Motivation… Keeping it All Season Long
BY TERRY MCLEOD PSIA-NW TECH TEAM
As you’re reading this, winter is still in its early stages and we’re excited and looking forward to a great season. After last year, great has been redefined as, ‘the mountain is open’, and we’re going to make the most of it now. But unless you’re truly supernatural you realize that at some point between now and closing day you will go through some version of burnout, depression, unenthusiastic attitude, the blahs, the Mondays (to quote Office Space), or some other derivative of lack of motivation. My intent in writing this isn’t to start bringing you down before the season is even in full swing, but rather to give you the chance to plan ahead to minimize the effects of this unavoidable occurrence.
I believe this is definitely a case where preventative maintenance is far more valuable than trying to treat or cure the problem once it has reared its ugly head. Following are some suggestions that can all be used together in one giant .battle plan. or you can pick and choose the ones that best fit your needs and personality.
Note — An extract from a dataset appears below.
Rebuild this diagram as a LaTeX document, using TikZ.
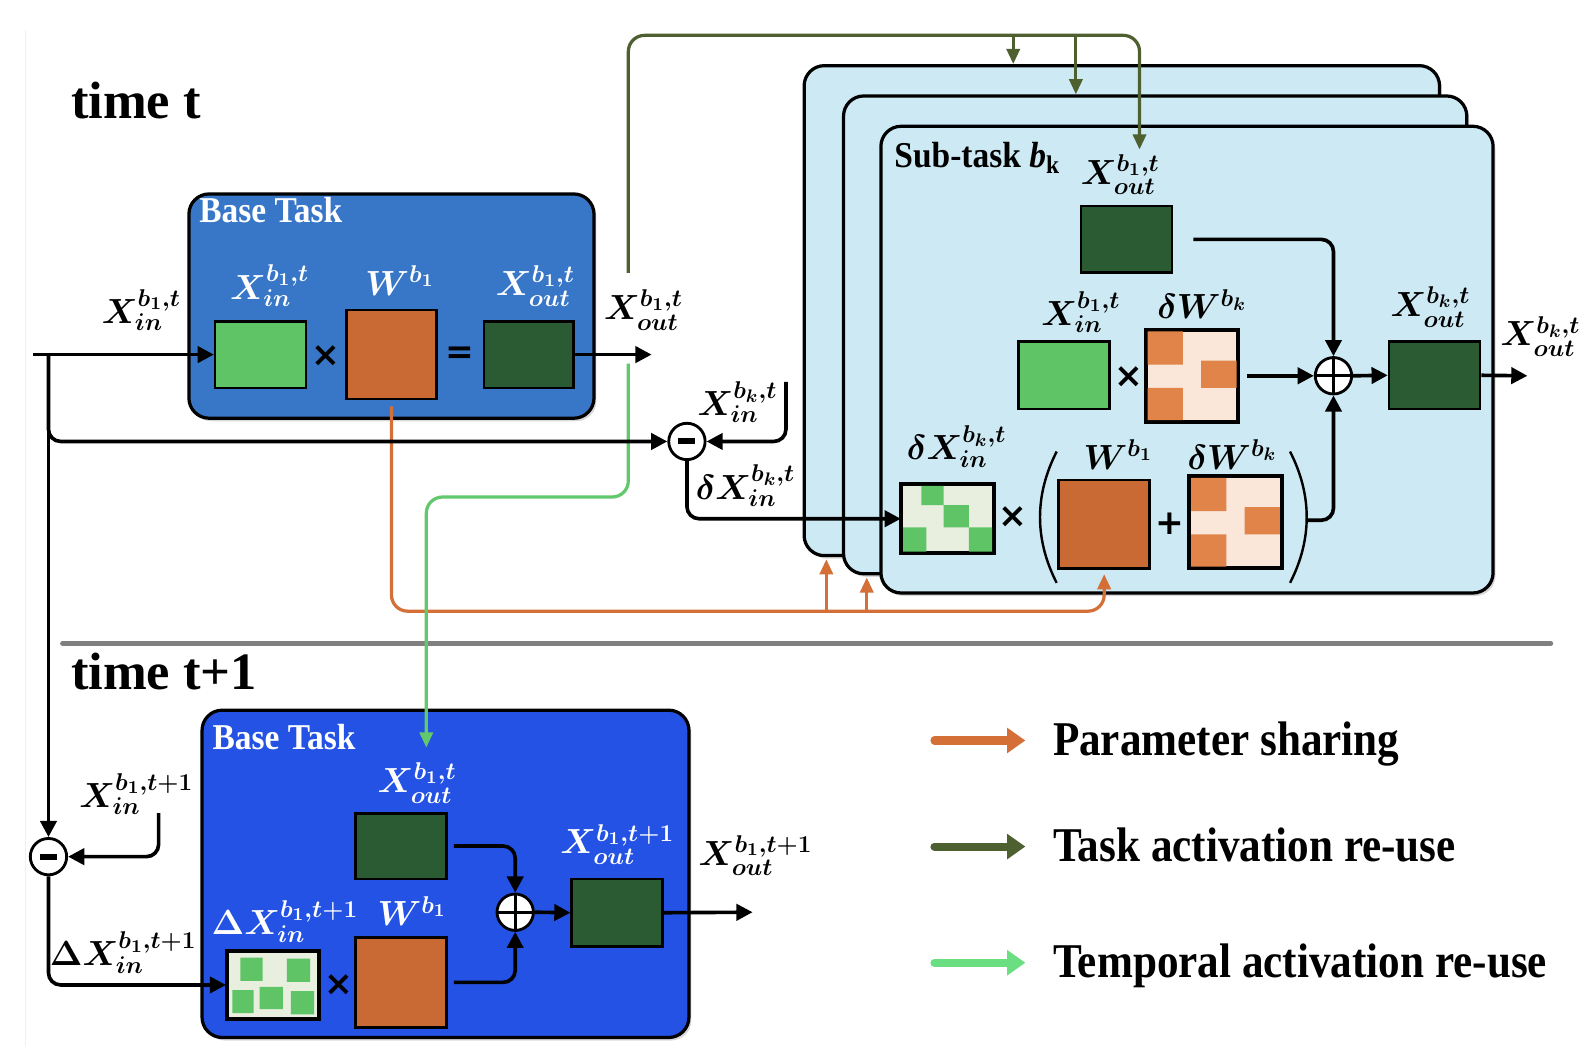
\documentclass[tikz,border=0pt]{standalone}
\usepackage[no-math]{fontspec}
\setmainfont{Liberation Serif}
\newfontfamily\symfont{DejaVu Sans}
\usetikzlibrary{arrows.meta,fit,calc,shadows}
\definecolor{topblue}{HTML}{3877C7}
\definecolor{botblue}{HTML}{2452E4}
\definecolor{subblue}{HTML}{CDE9F3}
\definecolor{lgreen}{HTML}{5EC466}
\definecolor{dgreen}{HTML}{2B5B33}
\definecolor{worange}{HTML}{C96A35}
\definecolor{sporange}{HTML}{E0844A}
\definecolor{spobg}{HTML}{FAE7DA}
\definecolor{spgbg}{HTML}{E8EFDF}
\definecolor{olivec}{HTML}{4E5F30}
\definecolor{orangec}{HTML}{D46F38}
\definecolor{tgreen}{HTML}{62C86C}
\definecolor{leggreen}{HTML}{6ADE80}
\definecolor{sepgray}{HTML}{7F7F7F}
\begin{document}
\begin{tikzpicture}[x=0.5pt,y=-0.5pt,
  tbox/.style={draw=black,line width=1.6pt,rounded corners=10pt,inner sep=0pt,fill=#1,
    drop shadow={shadow xshift=1.2pt,shadow yshift=-1.5pt,opacity=0.3}},
  mat/.style={draw=black,line width=1.3pt,inner sep=0pt,fill=#1},
  lab/.style={font=\fontsize{18}{22}\selectfont\boldmath,inner sep=0pt},
  wlab/.style={lab,text=white},
  ttl/.style={font=\fontsize{18}{20}\selectfont\bfseries,inner sep=0pt,anchor=base west},
  big/.style={font=\fontsize{26}{30}\selectfont\bfseries,inner sep=0pt,anchor=base west},
  op/.style={font=\fontsize{17}{20}\selectfont\symfont\bfseries,inner sep=0pt},
  circ/.style={circle,draw=black,line width=1.4pt,fill=white,minimum size=18pt,inner sep=0pt},
  arr/.style={draw=black,line width=1.8pt,rounded corners=6pt,-{Triangle[length=8pt,width=8pt]}},
  carr/.style={draw=#1,line width=1.6pt,rounded corners=8pt,-{Triangle[length=7.5pt,width=6.5pt]}},
  legarr/.style={draw=#1,line width=4pt,line cap=round,-{Triangle[length=9pt,width=12pt]}},
  legtxt/.style={font=\fontsize{24}{28}\selectfont\bfseries,inner sep=0pt,anchor=base west},
  spo/.style={fill=sporange},
  spg/.style={fill=lgreen}
]
\useasboundingbox (0,0) rectangle (1568,1037);
\draw[gray!12,line width=0.5pt] (25,30) -- (25,1035);

% separator
\coordinate (sepL) at (62,637);
\coordinate (sepR) at (1535,637);
\draw[sepgray,line width=2.5pt,line cap=round] (sepL) -- (sepR);

% titles
\node[big] (tt) at (70,117) {time t};
\node[big] (tt1) at (70,683) {time t+1};

% boxes
\node[tbox=topblue,fit={(187,192)(588,414)}] (base1) {};
\node[tbox=subblue,fit={(796,65)(1425,550)}] (stk1) {};
\node[tbox=subblue,fit={(835,95)(1452,568)}] (stk2) {};
\node[tbox=subblue,fit={(872,125)(1478,587)}] (stk3) {};
\node[tbox=botblue,fit={(200,703)(682,1027)}] (base2) {};

\node[ttl,text=white] (bt1) at (197,220) {\scalebox{0.92}[1]{Base Task}};
\node[ttl,text=white] (bt2) at (210,742) {\scalebox{0.92}[1]{Base Task}};
\node[ttl] (st) at (885,166) {\scalebox{0.92}[1]{Sub-task \textit{b}\textsubscript{k}}};

% matrices
\node[mat=lgreen,fit={(213,318)(303,384)}] (xin1) {};
\node[mat=worange,fit={(343,307)(432,395)}] (W1) {};
\node[mat=dgreen,fit={(479,318)(568,384)}] (xout1) {};
\node[mat=dgreen,fit={(1070,204)(1160,270)}] (xoutS) {};
\node[mat=lgreen,fit={(1008,338)(1098,405)}] (xinS) {};
\node[mat=spobg,fit={(1135,327)(1225,417)}] (dWu) {};
\node[mat=dgreen,fit={(1375,338)(1465,405)}] (xoutK) {};
\node[mat=spgbg,fit={(893,480)(983,547)}] (dxk) {};
\node[mat=worange,fit={(1048,475)(1138,563)}] (Ws) {};
\node[mat=spobg,fit={(1178,472)(1268,562)}] (dWl) {};
\node[mat=dgreen,fit={(352,805)(442,870)}] (xoutB) {};
\node[mat=spgbg,fit={(225,942)(315,1008)}] (dxB) {};
\node[mat=worange,fit={(352,928)(442,1017)}] (WB) {};
\node[mat=dgreen,fit={(566,870)(656,937)}] (xoutB2) {};

% sparse patterns
\begin{scope}[shift={(1135,327)}]
  \fill[spo] (1,1) rectangle (36,34) (54,30) rectangle (89,57) (1,57) rectangle (36,89);
\end{scope}
\begin{scope}[shift={(1178,472)}]
  \fill[spo] (1,1) rectangle (36,34) (54,30) rectangle (89,57) (1,57) rectangle (36,89);
\end{scope}
\begin{scope}[shift={(893,480)}]
  \fill[spg] (19,1) rectangle (41,20) (41,20) rectangle (66,42) (1,42) rectangle (24,66) (66,42) rectangle (89,66);
\end{scope}
\begin{scope}[shift={(225,942)}]
  \fill[spg] (13,6) rectangle (35,29) (59,7) rectangle (82,30) (5,38) rectangle (26,61) (32,35) rectangle (55,57) (63,39) rectangle (86,62);
\end{scope}
\foreach \n in {dWu,dWl,dxk,dxB}{
  \draw[line width=1.3pt] (\n.north west) rectangle (\n.south east);
}

% operators
\node[op] (m1) at (323,352) {×};
\node[op] (eq1) at (455,352) {=};
\node[op] (m2) at (1117,373) {×};
\node[op] (m3) at (1003,512) {×};
\node[op] (p3) at (1158,518) {+};
\node[op] (m4) at (335,975) {×};
\draw[line width=1.2pt] (1046,447) .. controls (1024,490) and (1024,534) .. (1046,577);
\draw[line width=1.2pt] (1277,447) .. controls (1299,490) and (1299,534) .. (1277,577);

% circles
\node[circ] (minus1) at (680,437) {};
\node[circ] (plusS) at (1320,372) {};
\node[circ] (minusL) at (48,848) {};
\node[circ] (plusB) at (510,903) {};
\foreach \c in {minus1,minusL}{
  \draw[line width=3pt] ([xshift=-4.2pt]\c.center) -- ([xshift=4.2pt]\c.center);
}
\foreach \c in {plusS,plusB}{
  \draw[line width=1.4pt] (\c.north) -- (\c.south) (\c.west) -- (\c.east);
}

% coordinates
\coordinate (in1) at (33,351);
\coordinate (br1) at (48,351);
\coordinate (out1) at (645,351);
\coordinate (xink) at (778,378);
\coordinate (outK) at (1512,372);
\coordinate (rp) at (1295,515);
\coordinate (xinL) at (157,805);
\coordinate (outB) at (745,903);
\coordinate (olS) at (622,270);
\coordinate (olTR) at (1128,35);
\coordinate (olEnd) at (1128,148);
\coordinate (olB1) at (1003,35);
\coordinate (olB2) at (1065,35);
\coordinate (orBR) at (1093,605);
\coordinate (orB1) at (818,605);
\coordinate (orB2) at (858,605);
\coordinate (gS) at (622,360);
\coordinate (gM) at (422,492);
\coordinate (gEnd) at (422,740);

% coloured connectors
\draw[carr=orangec] ([yshift=-3pt]W1.south) |- (orBR) -- ([yshift=-2pt]Ws.south);
\draw[carr=orangec] (orB1) -- ([yshift=-1pt]orB1 |- stk1.south);
\draw[carr=orangec] (orB2) -- ([yshift=-1pt]orB2 |- stk2.south);
\draw[carr=olivec] (olS) |- (olTR) -- (olEnd);
\draw[carr=olivec] (olB1) -- (olB1 |- stk1.north);
\draw[carr=olivec] (olB2) -- (olB2 |- stk2.north);
\draw[carr=tgreen] (gS) -- (gS |- gM) -| (gEnd);

% black connectors
\draw[arr] (in1) -- (xin1.west);
\draw[arr] (xout1.east) -- (out1);
\draw[arr] (br1) |- (minus1.west);
\draw[arr] (br1) -- (minusL.north);
\draw[arr] (xink) |- (minus1.east);
\draw[arr] (minus1.south) |- (dxk.west);
\draw[arr] ([xshift=10pt]xoutS.east) -| (plusS.north);
\draw[arr] ([xshift=4pt]dWu.east) -- (plusS.west);
\draw[arr] (plusS.east) -- (xoutK.west);
\draw[arr] (xoutK.east) -- (outK);
\draw[arr] (rp) -| (plusS.south);
\draw[arr] (xinL) |- (minusL.east);
\draw[arr] (minusL.south) |- (dxB.west);
\draw[arr] ([xshift=3pt]xoutB.east) -| (plusB.north);
\draw[arr] ([xshift=3pt]WB.east) -| (plusB.south);
\draw[arr] (plusB.east) -- (xoutB2.west);
\draw[arr] (xoutB2.east) -- (outB);

% labels
\node[lab] (l1) at (140,307) {$X^{b_1,t}_{in}$};
\node[wlab] (l2) at (267,283) {$X^{b_1,t}_{in}$};
\node[wlab] (l3) at (396,278) {$W^{b_1}$};
\node[wlab] (l4) at (530,283) {$X^{b_1,t}_{out}$};
\node[lab] (l5) at (637,307) {$X^{b_1,t}_{out}$};
\node[lab] (l6) at (730,398) {$X^{b_k,t}_{in}$};
\node[lab] (l7) at (738,481) {$\delta X^{b_k,t}_{in}$};
\node[lab] (l8) at (1109,173) {$X^{b_1,t}_{out}$};
\node[lab] (l9) at (1070,309) {$X^{b_1,t}_{in}$};
\node[lab] (l10) at (1190,301) {$\delta W^{b_k}$};
\node[lab] (l11) at (1416,304) {$X^{b_k,t}_{out}$};
\node[lab] (l12) at (1525,333) {$X^{b_k,t}_{out}$};
\node[lab] (l13) at (947,442) {$\delta X^{b_k,t}_{in}$};
\node[lab] (l14) at (1107,450) {$W^{b_1}$};
\node[lab] (l15) at (1220,450) {$\delta W^{b_k}$};
\node[lab] (l16) at (135,786) {$X^{b_1,t+1}_{in}$};
\node[lab] (l17) at (122,943) {$\Delta X^{b_1,t+1}_{in}$};
\node[wlab] (l18) at (413,775) {$X^{b_1,t}_{out}$};
\node[wlab] (l19) at (282,912) {$\Delta X^{b_1,t+1}_{in}$};
\node[wlab] (l20) at (408,902) {$W^{b_1}$};
\node[wlab] (l21) at (611,836) {$X^{b_1,t+1}_{out}$};
\node[lab] (l22) at (748,847) {$X^{b_1,t+1}_{out}$};

% legend
\coordinate (la1) at (925,733); \coordinate (la2) at (1015,733);
\coordinate (lb1) at (925,838); \coordinate (lb2) at (1015,838);
\coordinate (lc1) at (925,953); \coordinate (lc2) at (1015,953);
\draw[legarr=orangec] (la1) -- (la2);
\draw[legarr=olivec] (lb1) -- (lb2);
\draw[legarr=leggreen] (lc1) -- (lc2);
\node[legtxt] (lt1) at (1042,748) {\scalebox{0.89}[1]{Parameter sharing}};
\node[legtxt] (lt2) at (1042,853) {\scalebox{0.89}[1]{Task activation re-use}};
\node[legtxt] (lt3) at (1042,968) {\scalebox{0.89}[1]{Temporal activation re-use}};
\end{tikzpicture}
\end{document}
Define what you want from the ski season. Some might say, figure out your purpose in skiing. Is it to make more money, free ride a lot, get more request business, train for an exam or tryout, move up in your schools supervisor or trainer hierarchy? Once you know what you’re trying to do you can make decisions that move you closer to your target. If you want to free ride a lot you may make the choice to schedule yourself for one less day a week so that you know you have the extra day off to rip.
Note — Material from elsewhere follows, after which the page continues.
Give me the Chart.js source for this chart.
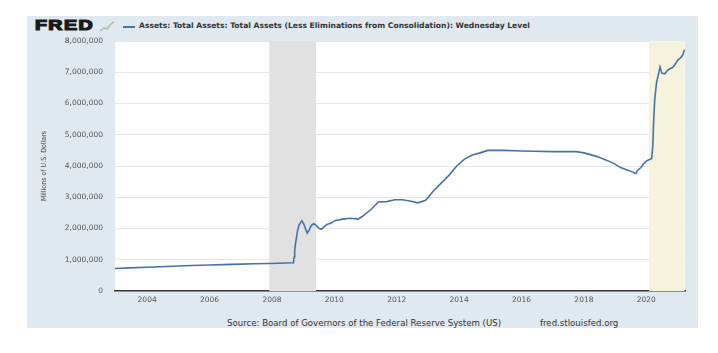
<!DOCTYPE html>
<html>
<head>
<meta charset="utf-8">
<script src="https://cdn.jsdelivr.net/npm/chart.js@4/dist/chart.umd.min.js"></script>
<style>
  body { margin: 0; background: #fff; font-family: 'DejaVu Sans', sans-serif; }
  #wrap { position: relative; width: 718px; height: 353px; }
  #panel { position: absolute; left: 27px; top: 16px; width: 671px; height: 312px; background: #e1e9f0; }
  #logo { position: absolute; left: 35px; top: 17px; font: bold 14px 'Liberation Sans', sans-serif; color: #1a1a1a; letter-spacing: 1px; -webkit-text-stroke: 1.2px #1a1a1a; transform: scaleX(1.4); transform-origin: left top; }
  #icon { position: absolute; left: 99px; top: 20px; }
  #legline { position: absolute; left: 123px; top: 26px; width: 12px; height: 2px; background: #4572a7; }
  #legtext { position: absolute; left: 139px; top: 21px; font: bold 7.6px 'DejaVu Sans', sans-serif; color: #333; white-space: nowrap; }
  #source { position: absolute; left: 227px; top: 318px; font: 8.6px 'DejaVu Sans', sans-serif; color: #333; white-space: nowrap; }
  #site { position: absolute; left: 540px; top: 318px; font: 8.6px 'DejaVu Sans', sans-serif; color: #333; white-space: nowrap; }
  canvas { position: absolute; left: 0; top: 0; }
</style>
</head>
<body>
<div id="wrap">
  <div id="panel"></div>
  <div id="logo">FRED</div>
  <svg id="icon" width="16" height="12"><polyline points="1,11 5,8 8,9 12,4 15,2" fill="none" stroke="#b8c4b0" stroke-width="2"/></svg>
  <div id="legline"></div>
  <div id="legtext">Assets: Total Assets: Total Assets (Less Eliminations from Consolidation): Wednesday Level</div>
  <div id="source">Source: Board of Governors of the Federal Reserve System (US)</div>
  <div id="site">fred.stlouisfed.org</div>
  <canvas id="myChart" width="718" height="353"></canvas>
</div>
<script>
// weekly level, millions of dollars
const dates = [
  '2002-12-18', '2003-06-04', '2004-01-07', '2004-06-02', '2005-01-05', '2005-06-01',
  '2006-01-04', '2006-06-07', '2007-01-03', '2007-06-06', '2007-12-05', '2008-03-05',
  '2008-06-04', '2008-09-10', '2008-09-17', '2008-09-24', '2008-10-08', '2008-10-29',
  '2008-11-12', '2008-12-17', '2009-01-07', '2009-01-28', '2009-02-18', '2009-03-11',
  '2009-04-08', '2009-05-06', '2009-06-03', '2009-07-08', '2009-08-05', '2009-09-02',
  '2009-10-07', '2009-12-02', '2010-01-06', '2010-04-07', '2010-07-07', '2010-10-06',
  '2010-12-01', '2011-03-02', '2011-06-01', '2011-09-07', '2011-12-07', '2012-03-07',
  '2012-06-06', '2012-09-05', '2012-12-05', '2013-03-06', '2013-06-05', '2013-09-04',
  '2013-12-04', '2014-03-05', '2014-06-04', '2014-09-03', '2014-12-03', '2015-06-03',
  '2016-01-06', '2016-06-01', '2017-01-04', '2017-06-07', '2017-10-04', '2018-01-03',
  '2018-06-06', '2018-12-05', '2019-03-06', '2019-06-05', '2019-09-04', '2019-09-18',
  '2019-10-30', '2019-12-11', '2020-01-08', '2020-03-04', '2020-03-18', '2020-03-25',
  '2020-04-08', '2020-04-29', '2020-06-10', '2020-07-01', '2020-08-05', '2020-09-02',
  '2020-10-07', '2020-11-04', '2020-12-02', '2021-01-06', '2021-02-03', '2021-03-03',
  '2021-03-24'
];
const totalAssets = [
  720000, 740000, 760000, 775000, 800000, 815000,
  830000, 845000, 860000, 870000, 880000, 890000,
  895000, 905000, 1090000, 1300000, 1600000, 1950000,
  2100000, 2250000, 2150000, 2000000, 1850000, 1950000,
  2100000, 2150000, 2100000, 2000000, 1980000, 2050000,
  2130000, 2180000, 2250000, 2300000, 2330000, 2300000,
  2400000, 2600000, 2850000, 2860000, 2920000, 2920000,
  2880000, 2820000, 2900000, 3200000, 3450000, 3700000,
  4000000, 4220000, 4350000, 4420000, 4500000, 4500000,
  4480000, 4470000, 4460000, 4460000, 4460000, 4420000,
  4300000, 4100000, 3950000, 3860000, 3760000, 3850000,
  3950000, 4100000, 4170000, 4240000, 4670000, 5300000,
  6100000, 6650000, 7170000, 6970000, 6950000, 7050000,
  7120000, 7150000, 7250000, 7400000, 7450000, 7550000,
  7720000
];
const tickYears = [2004, 2006, 2008, 2010, 2012, 2014, 2016, 2018, 2020];
const recessionStart = ['2007-12-01', '2020-02-01'];
const recessionEnd = ['2009-06-01', '2021-03-24'];
const recessionColor = ['#e1e1e1', '#f5f3dc'];

function toYear(s) {
  const d = new Date(s + 'T00:00:00Z');
  const y = d.getUTCFullYear();
  const start = Date.UTC(y, 0, 1);
  const end = Date.UTC(y + 1, 0, 1);
  return y + (d.getTime() - start) / (end - start);
}

const points = dates.map((d, i) => ({ x: toYear(d), y: totalAssets[i] }));

// white plot background + recession bands
const bands = {
  id: 'bands',
  beforeDatasetsDraw(chart) {
    const { ctx, chartArea, scales } = chart;
    ctx.save();
    recessionStart.forEach((s, i) => {
      const x1 = Math.max(scales.x.getPixelForValue(toYear(s)), chartArea.left);
      const x2 = Math.min(scales.x.getPixelForValue(toYear(recessionEnd[i])), chartArea.right);
      ctx.fillStyle = recessionColor[i];
      ctx.fillRect(x1, chartArea.top, x2 - x1, chartArea.bottom - chartArea.top);
    });
    ctx.restore();
  },
  beforeDraw(chart) {
    const { ctx, chartArea } = chart;
    ctx.save();
    ctx.fillStyle = '#fff';
    ctx.fillRect(chartArea.left, chartArea.top, chartArea.right - chartArea.left, chartArea.bottom - chartArea.top);
    ctx.restore();
  }
};

const ctx = document.getElementById('myChart').getContext('2d');
const chart = new Chart(ctx, {
  type: 'line',
  data: {
    datasets: [{
      label: 'Total Assets',
      data: points,
      borderColor: '#4572a7',
      borderWidth: 1.6,
      pointRadius: 0,
      tension: 0,
      fill: false
    }]
  },
  options: {
    responsive: false,
    animation: false,
    layout: { padding: { left: 36, right: 33, top: 41, bottom: 0 } },
    plugins: {
      legend: { display: false },
      tooltip: { enabled: false }
    },
    scales: {
      x: {
        type: 'linear',
        min: 2002.97,
        max: 2021.24,
        afterFit: s => { s.height = 62; },
        afterBuildTicks: s => { s.ticks = tickYears.map(v => ({ value: v })); },
        grid: { display: false, drawTicks: false },
        border: { display: true, color: '#333', width: 1.5 },
        ticks: {
          padding: 5,
          color: '#555',
          font: { family: 'DejaVu Sans', size: 7.5 },
          callback: v => String(v),
          maxRotation: 0
        }
      },
      y: {
        min: 0,
        max: 8000000,
        afterFit: s => { s.width = 79; },
        grid: { color: '#e6e6e6', drawTicks: false },
        border: { display: false },
        ticks: {
          stepSize: 1000000,
          padding: 12,
          color: '#555',
          font: { family: 'DejaVu Sans', size: 7.5 },
          callback: v => v.toLocaleString('en-US')
        },
        title: {
          display: true,
          text: 'Millions of U.S. Dollars',
          color: '#444',
          font: { family: 'DejaVu Sans Condensed', size: 7 }
        }
      }
    }
  },
  plugins: [bands]
});
</script>
</body>
</html>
?Set some specific goals for the winter and then map out the necessary steps to reach them. This is obviously very related to the point above but it adds the part of actually writing down a series or sequence of events that will move you towards your stated accomplishment. If a goal is to get more request lessons some of the steps might be to buy/update your business cards, keep an address list and info sheet for all your students, write follow up/thank you notes to each student after every class, network with other staff on the mountain (rental shop, hotel staff, bartenders), pick the brains of other successful instructors, and pre-plan remarks or phrases to ask clients for their return business. As the winter grows colder keep referring to your list as a way to track your progress and stay focused on what you’re doing, rather than being distracted by things that we sometimes think we’d prefer to be doing.
?Schedule a sanity break or ‘vacation’ from working on the hill. Naturally you need to coordinate this with your managers first, but having a pre-set break can help in a number of ways, depending on your personality and the way the season plays out. 1) it may give you the assurance that, .if I hold on a little longer I have a break coming.. 2) It may force you to cram as much work and skiing in as possible knowing that you’ll be away from the hill in the upcoming scheduled absence. 3) By the end of the break you may have a whole new ski Jones going that keeps you fired up till the end of the year. 4) If you coordinate this break with a business trip or some other workload from a ‘normal’ job, you may realize how great it is to work for the ski school and that a bad day teaching and riding is better than a good day at work.
Make a list of ‘greatest challenges’ and ‘biggest opportunities’ for your wintersports season, and then commit to ways of addressing them. Challenges might include this whole problem of staying motivated, a staff member on the mountain that drives you crazy, a particular lesson or student type that you don’t feel confident/ comfortable working with, organizing your time to meet all the obligations in your life, or changing something about your personal communication style that is limiting or adversely affecting your relationships. Potential opportunities could be a new role in your school, that next exam or tryout, learning opportunities from a particular trainer or mentor, a new commitment to building your referral business, or a new/improved relationship with a ski shop or similar business.
If all of these ideas fail and you still find yourself crying the mid-winter blues, try writing an article about how to recover from this curse. The research and mental probing you have to do for this project may be just the thing to drive you out of the house and back on the hill with a new vigor and vitality that you hadn’t felt since December.